Moral Knowledge
- Author: Sarah McGrath
- Language: English
- Subject: moral epistemology
- Publisher: Oxford University Press
- Publication date: 2019
- Media type: hardcover, ebook
- Pages: 240
- ISBN: 9780198805410

= Moral Knowledge =

Moral Knowledge is a 2019 book by Sarah McGrath in which the author discusses possibilities, sources, and vulnerabilities of moral knowledge.

==Synopsis==
Sarah McGrath deals with different topics on the basis of the «working hypothesis» that she states in the opening chapter, according to which moral knowledge can be acquired and lost in any of the ways in which we acquire and lose ordinary empirical knowledge.
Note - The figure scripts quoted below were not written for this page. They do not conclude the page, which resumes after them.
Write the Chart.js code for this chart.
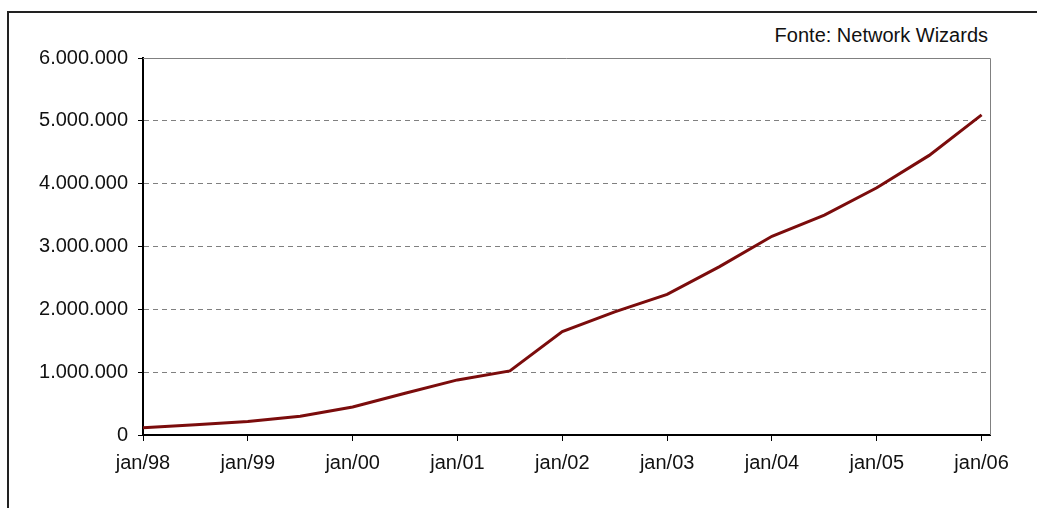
<!DOCTYPE html>
<html>
<head>
<meta charset="utf-8">
<script src="https://cdn.jsdelivr.net/npm/chart.js@4.4.0/dist/chart.umd.min.js"></script>
<style>
  html, body { margin: 0; padding: 0; background: #fff; overflow: hidden; }
  #wrap { position: relative; width: 1037px; height: 508px; }
  #frame { position: absolute; left: 7px; top: 11px; width: 1100px; height: 600px; border: 2px solid #222; }
  #fonte { position: absolute; right: 49px; top: 24px; font: 20px "Liberation Sans", Arial, sans-serif; color: #111; }
  canvas { position: absolute; left: 0; top: 0; }
</style>
</head>
<body>
<div id="wrap">
  <div id="frame"></div>
  <div id="fonte">Fonte: Network Wizards</div>
  <canvas id="grafico" width="1037" height="508"></canvas>
</div>
<script>
// anos desde jan/98 (pesquisas de janeiro e julho)
var anos = [0, 0.5, 1, 1.5, 2, 2.5, 3, 3.5, 4, 4.5, 5, 5.5, 6, 6.5, 7, 7.5, 8];
var hosts = [117200, 163890, 215086, 300000, 446444, 665000, 876596, 1020000, 1644575,
             1960000, 2237527, 2680000, 3163349, 3500000, 3934577, 4450000, 5094730];
var rotulosX = ['jan/98', 'jan/99', 'jan/00', 'jan/01', 'jan/02', 'jan/03', 'jan/04', 'jan/05', 'jan/06'];

var fonte = { family: '"Liberation Sans", Arial, sans-serif', size: 20 };

// borda cinza em cima e a direita da area do grafico
var bordaPlot = {
    id: 'bordaPlot',
    beforeDatasetsDraw: function (chart) {
        var ctx = chart.ctx, a = chart.chartArea;
        ctx.save();
        ctx.strokeStyle = '#808080';
        ctx.lineWidth = 1;
        ctx.beginPath();
        ctx.moveTo(a.left, a.top + 0.5);
        ctx.lineTo(a.right + 0.5, a.top + 0.5);
        ctx.lineTo(a.right + 0.5, a.bottom);
        ctx.stroke();
        ctx.restore();
    }
};

function pontos(n) {
    return String(n).replace(/\B(?=(\d{3})+(?!\d))/g, '.');
}

var ctx = document.getElementById('grafico').getContext('2d');
new Chart(ctx, {
    type: 'line',
    data: {
        datasets: [{
            data: anos.map(function (a, i) { return { x: a, y: hosts[i] }; }),
            borderColor: '#7b0c0c',
            borderWidth: 3,
            pointRadius: 0,
            tension: 0,
            fill: false
        }]
    },
    options: {
        responsive: false,
        animation: false,
        events: [],
        layout: { padding: { left: 0, right: 47, top: 58, bottom: 23 } },
        plugins: { legend: { display: false }, tooltip: { enabled: false } },
        scales: {
            x: {
                type: 'linear',
                min: 0,
                max: 8.08,
                grid: { drawOnChartArea: false, tickColor: '#000', tickLength: 6 },
                border: { color: '#000', width: 2 },
                ticks: {
                    stepSize: 1,
                    includeBounds: false,
                    maxRotation: 0,
                    padding: 10,
                    color: '#111',
                    font: fonte,
                    callback: function (v) { return rotulosX[v]; }
                }
            },
            y: {
                min: 0,
                max: 6000000,
                afterFit: function (s) { s.width = 143; },
                grid: {
                    color: function (c) {
                        var v = c.tick && c.tick.value;
                        return (v === 0 || v === 6000000) ? 'rgba(0,0,0,0)' : '#808080';
                    },
                    tickColor: '#000',
                    tickLength: 5
                },
                border: { color: '#000', width: 2, dash: [5, 4] },
                ticks: {
                    stepSize: 1000000,
                    padding: 10,
                    color: '#111',
                    font: fonte,
                    callback: function (v) { return pontos(v); }
                }
            }
        }
    },
    plugins: [bordaPlot]
});
</script>
</body>
</html>
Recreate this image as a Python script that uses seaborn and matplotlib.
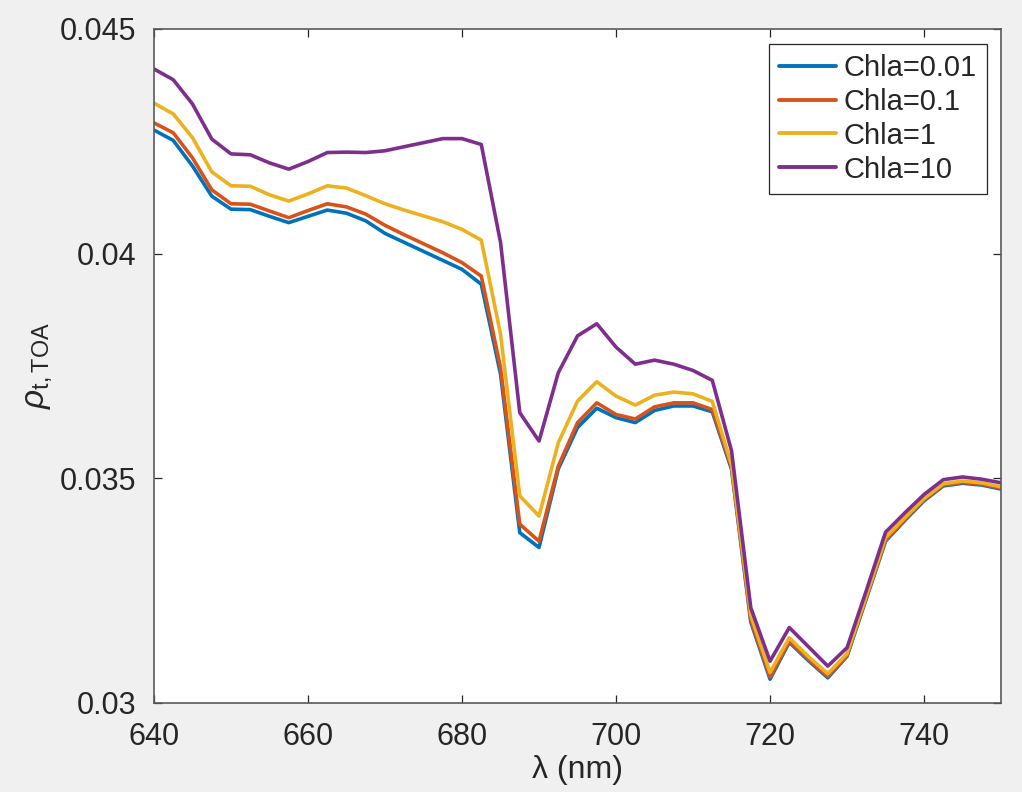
import numpy as np
import pandas as pd
import matplotlib
matplotlib.use("Agg")
import matplotlib.pyplot as plt
import seaborn as sns

# Wavelengths (nm)
wavelength = [640, 642.5, 645, 647.5, 650, 652.5, 655, 657.5, 660, 662.5,
              665, 667.5, 670, 672.5, 675, 677.5, 680, 682.5, 685, 687.5,
              690, 692.5, 695, 697.5, 700, 702.5, 705, 707.5, 710, 712.5,
              715, 717.5, 720, 722.5, 725, 727.5, 730, 732.5, 735, 737.5,
              740, 742.5, 745, 747.5, 750]

# Top-of-atmosphere reflectance for each chlorophyll-a concentration
rho_chla_001 = [0.04275, 0.04252, 0.04195, 0.04128, 0.04099, 0.04098, 0.04083, 0.04069, 0.04083, 0.04097,
                0.04090, 0.04073, 0.04045, 0.04025, 0.04005, 0.03985, 0.03965, 0.03932, 0.03732, 0.03379,
                0.03346, 0.03521, 0.03613, 0.03656, 0.03635, 0.03624, 0.03651, 0.03661, 0.03661, 0.03648,
                0.03520, 0.03180, 0.03053, 0.03135, 0.03094, 0.03056, 0.03104, 0.03232, 0.03360, 0.03406,
                0.03450, 0.03483, 0.03489, 0.03485, 0.03476]
rho_chla_01 = [0.04291, 0.04269, 0.04213, 0.04142, 0.04111, 0.04110, 0.04095, 0.04080, 0.04096, 0.04111,
               0.04104, 0.04088, 0.04063, 0.04042, 0.04022, 0.04002, 0.03980, 0.03950, 0.03746, 0.03398,
               0.03360, 0.03527, 0.03624, 0.03668, 0.03642, 0.03632, 0.03659, 0.03668, 0.03668, 0.03653,
               0.03525, 0.03185, 0.03058, 0.03138, 0.03097, 0.03059, 0.03106, 0.03234, 0.03362, 0.03408,
               0.03452, 0.03485, 0.03491, 0.03487, 0.03478]
rho_chla_1 = [0.04335, 0.04311, 0.04258, 0.04182, 0.04151, 0.04150, 0.04131, 0.04117, 0.04133, 0.04151,
              0.04146, 0.04129, 0.04111, 0.04097, 0.04084, 0.04071, 0.04054, 0.04030, 0.03821, 0.03461,
              0.03416, 0.03579, 0.03672, 0.03715, 0.03683, 0.03663, 0.03685, 0.03692, 0.03688, 0.03671,
              0.03530, 0.03195, 0.03068, 0.03145, 0.03103, 0.03065, 0.03110, 0.03238, 0.03368, 0.03412,
              0.03455, 0.03488, 0.03494, 0.03490, 0.03481]
rho_chla_10 = [0.04411, 0.04387, 0.04333, 0.04255, 0.04222, 0.04220, 0.04202, 0.04188, 0.04205, 0.04225,
               0.04226, 0.04225, 0.04229, 0.04238, 0.04247, 0.04256, 0.04256, 0.04243, 0.04025, 0.03646,
               0.03583, 0.03735, 0.03817, 0.03844, 0.03792, 0.03754, 0.03763, 0.03754, 0.03740, 0.03718,
               0.03561, 0.03212, 0.03093, 0.03168, 0.03125, 0.03082, 0.03123, 0.03250, 0.03380, 0.03423,
               0.03464, 0.03497, 0.03503, 0.03498, 0.03490]

series_labels = ["Chla=0.01", "Chla=0.1", "Chla=1", "Chla=10"]
series_values = [rho_chla_001, rho_chla_01, rho_chla_1, rho_chla_10]
line_colors = ["#0072BD", "#D95319", "#EDB120", "#7E2F8E"]

x_ticks = [640, 660, 680, 700, 720, 740]
y_ticks = [0.03, 0.035, 0.04, 0.045]
y_tick_labels = ["0.03", "0.035", "0.04", "0.045"]

df = pd.concat(
    [pd.DataFrame({"wavelength": wavelength, "rho": vals, "series": lab})
     for lab, vals in zip(series_labels, series_values)],
    ignore_index=True,
)

sns.set_theme(style="ticks")
plt.rcParams["font.family"] = ["Liberation Sans", "DejaVu Sans"]
plt.rcParams["mathtext.fontset"] = "custom"
plt.rcParams["mathtext.rm"] = "Liberation Sans"
plt.rcParams["mathtext.it"] = "Liberation Sans:italic"

fig = plt.figure(figsize=(10.22, 7.92), dpi=100, facecolor="#f0f0f0")
ax = fig.add_axes([0.1507, 0.1124, 0.8288, 0.851])
ax.set_facecolor("white")

sns.lineplot(data=df, x="wavelength", y="rho", hue="series",
             hue_order=series_labels, palette=line_colors,
             linewidth=2.6, ax=ax, legend=True)

ax.set_xlim(640, 750)
ax.set_ylim(0.03, 0.045)
ax.set_xticks(x_ticks)
ax.set_yticks(y_ticks)
ax.set_yticklabels(y_tick_labels)

for side in ["top", "right", "bottom", "left"]:
    ax.spines[side].set_visible(True)
    ax.spines[side].set_color("#5a5a5a")
    ax.spines[side].set_linewidth(1.2)

ax.tick_params(axis="both", which="both", direction="in", length=6,
               width=0.9, color="#262626", labelsize=22,
               labelcolor="#262626", top=True, right=True)
ax.tick_params(axis="y", pad=13)
ax.tick_params(axis="x", pad=14)

ax.set_xlabel("λ (nm)", fontsize=23, color="#262626", labelpad=2)
ax.set_ylabel(r"$\rho_{\mathrm{t,TOA}}$", fontsize=24, color="#262626")
ax.yaxis.set_label_coords(-0.118, 0.5)

leg = ax.legend(loc="upper right", bbox_to_anchor=(0.983, 0.978),
                borderaxespad=0, fontsize=21, frameon=True, fancybox=False,
                handlelength=1.95, handletextpad=0.25, labelspacing=0.2,
                borderpad=0.35)
leg.get_frame().set_edgecolor("#262626")
leg.get_frame().set_linewidth(0.9)
leg.get_frame().set_facecolor("white")
leg.get_frame().set_alpha(1)
for line in leg.get_lines():
    line.set_linewidth(2.8)

fig.savefig("out.png", dpi=100, facecolor=fig.get_facecolor())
The hypothesis consists of two parts: (1) any source of empirical knowledge is also a potential source of moral knowledge; (2) our efforts to acquire and preserve moral knowledge are subject to frustration in all of the same ways that our efforts to acquire and preserve ordinary empirical knowledge are. Chapters 2, 3, and 4 are devoted to defending the first part of the working hypothesis, whereas the second part is defended in Chapter 5; the concluding chapter contains a summary of the theses argued for by McGrath.

==Reception==
The book was reviewed in the European Journal of Philosophy (by Hallvard Lillehammer), Notre Dame Philosophical Reviews (by David Phillips), Philosophy in Review (by Eric Wilkinson) and Philosophical Inquiries (by Luciana Ceri).